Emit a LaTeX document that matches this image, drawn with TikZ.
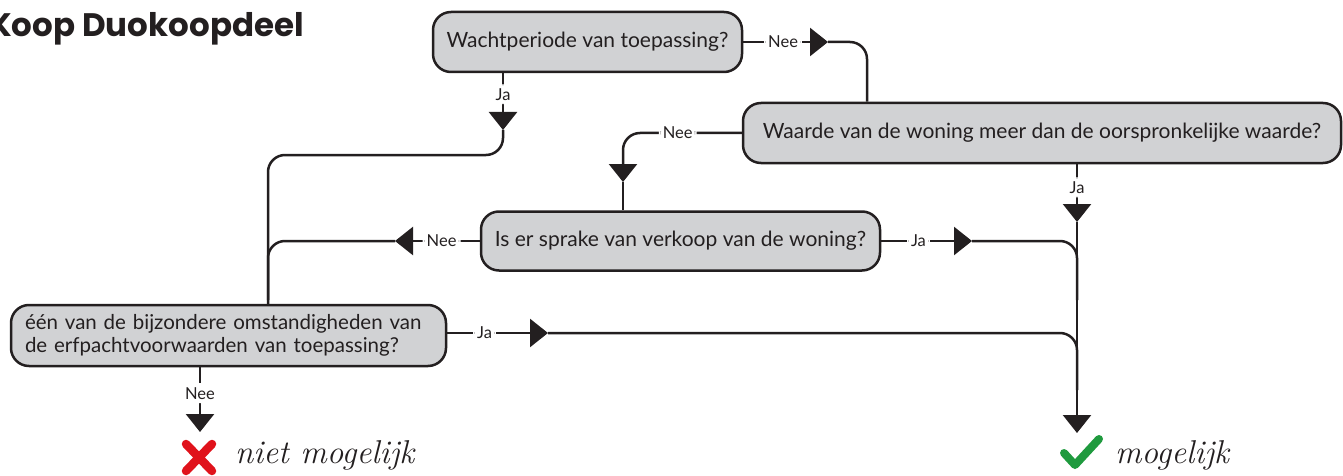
\documentclass[tikz,border=0pt]{standalone}
\usepackage{fontspec}
\usetikzlibrary{arrows.meta}
\newfontfamily\lato{Lato}
\newfontfamily\titlefnt{Poppins}
\definecolor{ink}{HTML}{231F20}
\definecolor{boxgray}{HTML}{D1D2D4}
\definecolor{xred}{HTML}{E0121B}
\definecolor{okgreen}{HTML}{1F9A3E}
\tikzset{
  box/.style={draw=ink, fill=boxgray, line width=2.5pt, rounded corners=18pt,
    font=\lato\fontsize{21}{24}\selectfont, text=ink, inner sep=0pt},
  lbl/.style={fill=white, font=\lato\fontsize{16.5}{18}\selectfont, text=ink, inner sep=4pt},
  con/.style={draw=ink, line width=2.5pt, rounded corners=17pt},
  arr/.style={-{Triangle[width=28pt,length=18pt]}},
  hand/.style={font=\itshape\fontsize{33}{36}\selectfont, text=ink, inner sep=0pt, anchor=base west}
}
\begin{document}
\begin{tikzpicture}[x=1pt,y=-1pt]
\useasboundingbox (0,0) rectangle (1343,476);

% title
\node[font=\titlefnt\bfseries\fontsize{32.5}{36}\selectfont, text=ink, anchor=base east, inner sep=0pt] (title) at (304,37) {Koop Duokoopdeel};

% boxes
\node[box, minimum width=309pt, minimum height=60pt] (b1) at (587.5,42) {Wachtperiode van toepassing?};
\node[box, minimum width=598pt, minimum height=60pt] (b2) at (1042,133) {Waarde van de woning meer dan de oorspronkelijke waarde?};
\node[box, minimum width=399pt, minimum height=59pt] (b3) at (680.5,241) {Is er sprake van verkoop van de woning?};
\node[box, font=\lato\fontsize{20.5}{23.5}\selectfont, minimum width=435pt, minimum height=61pt, text width=407pt, inner xsep=14pt, align=left] (b4) at (228.5,335.5) {één van de bijzondere omstandigheden van\\de erfpachtvoorwaarden van toepassing?};

% coordinates
\coordinate (t1) at (828,42);
\coordinate (k1) at (867,42);
\coordinate (t1b) at (503,130);
\coordinate (k1b) at (503,155);
\coordinate (k1c) at (268,155);
\coordinate (k2) at (623,133);
\coordinate (t2) at (623,182);
\coordinate (t2b) at (1077,222);
\coordinate (t2c) at (1077,433);
\coordinate (t3) at (395,241);
\coordinate (k3) at (268,241);
\coordinate (j3) at (268,300);
\coordinate (t3b) at (972,241);
\coordinate (k3b) at (1077,241);
\coordinate (j3b) at (1077,300);
\coordinate (t4) at (548,333);
\coordinate (k4) at (1077,333);
\coordinate (j4) at (1077,390);
\coordinate (t4b) at (200,432);

% outcomes
\draw[xred, line width=8.5pt, line cap=round] (186,444) -- (212,471) (212,444) -- (186,471);
\node[hand] (nm) at (235,463) {niet mogelijk};
\draw[okgreen, line width=8pt, line cap=round, line join=round] (1064,453) -- (1075,465) -- (1099,439);
\node[hand] (m) at (1115,463) {mogelijk};

% connectors
% Wachtperiode -> Nee -> Waarde
\draw[con, arr] (b1.east) -- node[lbl, pos=0.47]{Nee} (t1);
\draw[con] (t1) -- (k1) -- (b2.north -| k1);
% Wachtperiode -> Ja -> bijzondere
\draw[con, arr] (b1.south -| t1b) -- node[lbl, pos=0.37]{Ja} (t1b);
\draw[con] (t1b) -- (k1b) -- (k1c) -- (b4.north -| k1c);
% Waarde -> Nee -> verkoop
\draw[con, arr] (b2.west) -- node[lbl, pos=0.54]{Nee} (k2) -- (t2);
\draw[con] (t2) -- (b3.north -| t2);
% Waarde -> Ja -> mogelijk
\draw[con, arr] (b2.south -| t2b) -- node[lbl, pos=0.4]{Ja} (t2b);
\draw[con, arr] (t2b) -- (t2c);
% verkoop -> Nee
\draw[con, arr] (b3.west) -- node[lbl, pos=0.45]{Nee} (t3);
\draw[con] (t3) -- (k3) -- (j3);
% verkoop -> Ja
\draw[con, arr] (b3.east) -- node[lbl, pos=0.41]{Ja} (t3b);
\draw[con] (t3b) -- (k3b) -- (j3b);
% bijzondere -> Ja
\draw[con, arr] (b4.east |- t4) -- node[lbl, pos=0.37]{Ja} (t4);
\draw[con] (t4) -- (k4) -- (j4);
% bijzondere -> Nee
\draw[con, arr] (b4.south -| t4b) -- node[lbl, pos=0.4]{Nee} (t4b);
\end{tikzpicture}
\end{document}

——

• **What needs to be done**:
Print the whole listing above once more, word for word, without its pictures.

• **Finished exercise**:
Emit a LaTeX document that matches this image, drawn with TikZ.
\documentclass[tikz,border=0pt]{standalone}
\usepackage{fontspec}
\usetikzlibrary{arrows.meta}
\newfontfamily\lato{Lato}
\newfontfamily\titlefnt{Poppins}
\definecolor{ink}{HTML}{231F20}
\definecolor{boxgray}{HTML}{D1D2D4}
\definecolor{xred}{HTML}{E0121B}
\definecolor{okgreen}{HTML}{1F9A3E}
\tikzset{
  box/.style={draw=ink, fill=boxgray, line width=2.5pt, rounded corners=18pt,
    font=\lato\fontsize{21}{24}\selectfont, text=ink, inner sep=0pt},
  lbl/.style={fill=white, font=\lato\fontsize{16.5}{18}\selectfont, text=ink, inner sep=4pt},
  con/.style={draw=ink, line width=2.5pt, rounded corners=17pt},
  arr/.style={-{Triangle[width=28pt,length=18pt]}},
  hand/.style={font=\itshape\fontsize{33}{36}\selectfont, text=ink, inner sep=0pt, anchor=base west}
}
\begin{document}
\begin{tikzpicture}[x=1pt,y=-1pt]
\useasboundingbox (0,0) rectangle (1343,476);

% title
\node[font=\titlefnt\bfseries\fontsize{32.5}{36}\selectfont, text=ink, anchor=base east, inner sep=0pt] (title) at (304,37) {Koop Duokoopdeel};

% boxes
\node[box, minimum width=309pt, minimum height=60pt] (b1) at (587.5,42) {Wachtperiode van toepassing?};
\node[box, minimum width=598pt, minimum height=60pt] (b2) at (1042,133) {Waarde van de woning meer dan de oorspronkelijke waarde?};
\node[box, minimum width=399pt, minimum height=59pt] (b3) at (680.5,241) {Is er sprake van verkoop van de woning?};
\node[box, font=\lato\fontsize{20.5}{23.5}\selectfont, minimum width=435pt, minimum height=61pt, text width=407pt, inner xsep=14pt, align=left] (b4) at (228.5,335.5) {één van de bijzondere omstandigheden van\\de erfpachtvoorwaarden van toepassing?};

% coordinates
\coordinate (t1) at (828,42);
\coordinate (k1) at (867,42);
\coordinate (t1b) at (503,130);
\coordinate (k1b) at (503,155);
\coordinate (k1c) at (268,155);
\coordinate (k2) at (623,133);
\coordinate (t2) at (623,182);
\coordinate (t2b) at (1077,222);
\coordinate (t2c) at (1077,433);
\coordinate (t3) at (395,241);
\coordinate (k3) at (268,241);
\coordinate (j3) at (268,300);
\coordinate (t3b) at (972,241);
\coordinate (k3b) at (1077,241);
\coordinate (j3b) at (1077,300);
\coordinate (t4) at (548,333);
\coordinate (k4) at (1077,333);
\coordinate (j4) at (1077,390);
\coordinate (t4b) at (200,432);

% outcomes
\draw[xred, line width=8.5pt, line cap=round] (186,444) -- (212,471) (212,444) -- (186,471);
\node[hand] (nm) at (235,463) {niet mogelijk};
\draw[okgreen, line width=8pt, line cap=round, line join=round] (1064,453) -- (1075,465) -- (1099,439);
\node[hand] (m) at (1115,463) {mogelijk};

% connectors
% Wachtperiode -> Nee -> Waarde
\draw[con, arr] (b1.east) -- node[lbl, pos=0.47]{Nee} (t1);
\draw[con] (t1) -- (k1) -- (b2.north -| k1);
% Wachtperiode -> Ja -> bijzondere
\draw[con, arr] (b1.south -| t1b) -- node[lbl, pos=0.37]{Ja} (t1b);
\draw[con] (t1b) -- (k1b) -- (k1c) -- (b4.north -| k1c);
% Waarde -> Nee -> verkoop
\draw[con, arr] (b2.west) -- node[lbl, pos=0.54]{Nee} (k2) -- (t2);
\draw[con] (t2) -- (b3.north -| t2);
% Waarde -> Ja -> mogelijk
\draw[con, arr] (b2.south -| t2b) -- node[lbl, pos=0.4]{Ja} (t2b);
\draw[con, arr] (t2b) -- (t2c);
% verkoop -> Nee
\draw[con, arr] (b3.west) -- node[lbl, pos=0.45]{Nee} (t3);
\draw[con] (t3) -- (k3) -- (j3);
% verkoop -> Ja
\draw[con, arr] (b3.east) -- node[lbl, pos=0.41]{Ja} (t3b);
\draw[con] (t3b) -- (k3b) -- (j3b);
% bijzondere -> Ja
\draw[con, arr] (b4.east |- t4) -- node[lbl, pos=0.37]{Ja} (t4);
\draw[con] (t4) -- (k4) -- (j4);
% bijzondere -> Nee
\draw[con, arr] (b4.south -| t4b) -- node[lbl, pos=0.4]{Nee} (t4b);
\end{tikzpicture}
\end{document}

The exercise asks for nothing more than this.